Published: Saturday, November 3, 2012
Updated: Sunday, November 4, 2012

Republican U.S. Senate nominee Tom Smith narrowed the race against Democratic Sen. Bob Casey Jr., pulling nearly even in a Tribune-Review poll.

Casey polled 46 percent to Smith’s 45 percent among likely voters, with 8 percent undecided, according to the survey by Susquehanna Polling & Research in Harrisburg.

Those figures show stagnation for Casey but a 4-point gain for Smith since a Trib-commissioned poll Sept. 12.

The more recent poll of 800 people from Oct. 29-31 has a margin of error of 3.4 percentage points.

“The momentum has clearly gone to Smith,” said Susquehanna President Jim Lee. He argued Casey made “a near-fatal” mistake by allowing Smith a chance to cast his political persona.

“You never allow the challenger to define himself or herself on his own terms,” Lee said.

He said Smith, 65, of Plumcreek in Armstrong County capitalized by presenting himself as an independent Republican “who won’t be an automatic vote for the policies of the current administration.”

Smith has “the money to play in a state as expensive (for advertising) and diverse as Pennsylvania,” Lee said.

The poll shows Casey, 52, of Scranton with a higher favorability rating: 40 percent to Smith’s 38 percent. Fewer voters have a negative view of the men; each notched a 34 percent unfavorable rating.

Casey’s name is well-regarded in Pennsylvania — his late father was two-term Gov. Robert P. Casey Sr. — but Lee said messages are proving more important than image in this election cycle.

“The message that Smith brought to the table trumped, I think, the Casey image,” Lee said.

Other polls show Smith trailing the one-term senator by wider margins. A RealClearPolitics average of four late-October polls found Casey leading Smith by an estimated 6.2 percentage points, 47 percent to 40.8 percent.

In Beaver County, voter Forrest Wilson finds Smith “not that impressive” but leans toward voting for him, anyway.

“The biggest thing I have against Bob Casey is (his) following through with the Obamacare fiasco,” said Wilson, 44, a Republican in Raccoon. He worries about the federal Affordable Care Act because his insurance rates keep “going up, up, up, up.”

“I think it’s more anti-Casey than it is (for) Tom Smith,” Wilson said of his stance. “Bob Casey is definitely (following) party lines.”

The Obamacare question cuts both ways. Marla Purdy, 56, of Lower Paxton in Dauphin County said Casey’s support for the health care act is a key to her enthusiasm for the senator.

She said Smith’s Tea Party ties, highlighted by the Casey campaign, are an extra turnoff.

“And I think Smith’s negative ads are very exaggerated,” said Purdy, a Democrat.

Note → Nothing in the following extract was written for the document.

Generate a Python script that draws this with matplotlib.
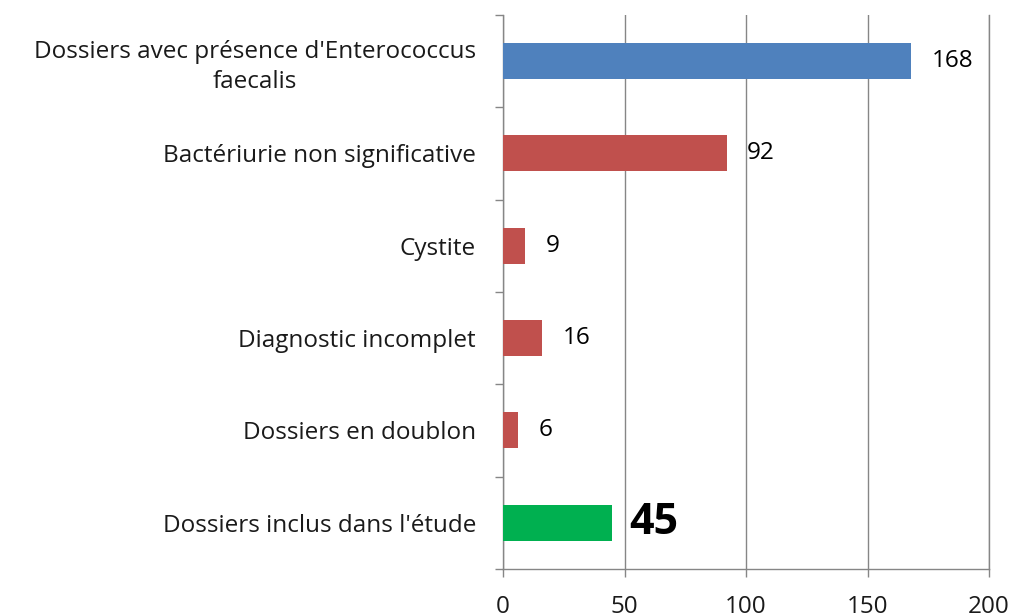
import numpy as np
import matplotlib
matplotlib.use("Agg")
import matplotlib.pyplot as plt

plt.rcParams['font.family'] = ['Open Sans', 'DejaVu Sans']

categories = ["Dossiers avec présence d'Enterococcus\nfaecalis",
              "Bactériurie non significative",
              "Cystite",
              "Diagnostic incomplet",
              "Dossiers en doublon",
              "Dossiers inclus dans l'étude"]
values = [168, 92, 9, 16, 6, 45]
colors = ['#4F81BD', '#C0504D', '#C0504D', '#C0504D', '#C0504D', '#00B050']
xticks = [0, 50, 100, 150, 200]

fig = plt.figure(figsize=(10.13, 6.14), dpi=100)
ax = fig.add_axes([0.4966, 0.0733, 0.4797, 0.9023])

y = np.arange(len(values))
ax.barh(y, values, height=0.39, color=colors, zorder=3)
ax.set_ylim(len(values) - 0.5, -0.5)
ax.set_xlim(0, 200)

# value labels
for i, v in enumerate(values):
    last = (i == len(values) - 1)
    ax.text(v + (7 if last else 8.5), i, str(v), va='center', ha='left',
            fontsize=31 if last else 17.5, fontweight='bold' if last else 'normal',
            color='black')

ax.set_yticks(y)
ax.set_yticklabels(categories, fontsize=17.5, color='#1a1a1a', ha='right',
                   multialignment='center', linespacing=1.3)
ax.tick_params(axis='y', length=0, pad=19.5)
# boundary ticks on the left spine
ax.set_yticks(np.arange(-0.5, len(values), 1), minor=True)
ax.tick_params(axis='y', which='minor', length=6, color='#868686', width=1.0)

ax.set_xticks(xticks)
ax.set_xticklabels([str(t) for t in xticks], fontsize=17.5, color='#1a1a1a')
ax.tick_params(axis='x', length=6, color='#868686', width=1.0, pad=13)

ax.grid(axis='x', color='#868686', linewidth=1.0, zorder=0)
ax.spines['top'].set_visible(False)
for s in ['left', 'bottom', 'right']:
    ax.spines[s].set_color('#868686')
    ax.spines[s].set_linewidth(1.0)

fig.savefig('out.png', dpi=100)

For Gregory Scheer, Casey’s record is worrisome. He pointed in part to Casey’s backing of the Troubled Asset Relief Program, known as the TARP bailout, and the failure of the Senate to pass a federal budget.

“If I wanted something like this, I would move to St. Petersburg (in Russia) and not worry about it,” said Scheer, 48, of Montrose in Susquehanna County.

But where Scheer, a Republican, sees Smith as a down-to-earth family man, Raymond F. Bianchin of Bridgeville sees an arrogant Tea Party supporter.

Casey “seems more for the middle class — more than Smith does,” said Bianchin, 69, a Democrat. “I consider myself middle class. I feel (Casey) is more involved with the middle class than Mr. Smith is.”

Casey spokesman Mark Nicastre said the Susquehanna poll is wrong, calling it “out of step” with other surveys.

A Franklin & Marshall College poll conducted Oct. 23-28 found an 11-point lead for Casey. Its margin of error was 4.2 percentage points.

“Pennsylvanians are rejecting Smith’s agenda of supporting unfair trade deals, refusing to crack down on China’s currency manipulation, and raising taxes on the middle class while giving tax breaks to the wealthiest Americans,” Nicastre wrote via email.

Smith campaign manager Jim Conroy called Casey an ineffective senator who’s “anything but independent.”

“Tom is not a career politician,” Conroy said of the farmer and former coal mine owner. “He is someone who has lived in the private sector under the regulation that the president and Bob Casey are forcing on small business. He knows the effect they have on job creation. Particularly in this region, his experience in the energy industry, we think, is appealing to voters.”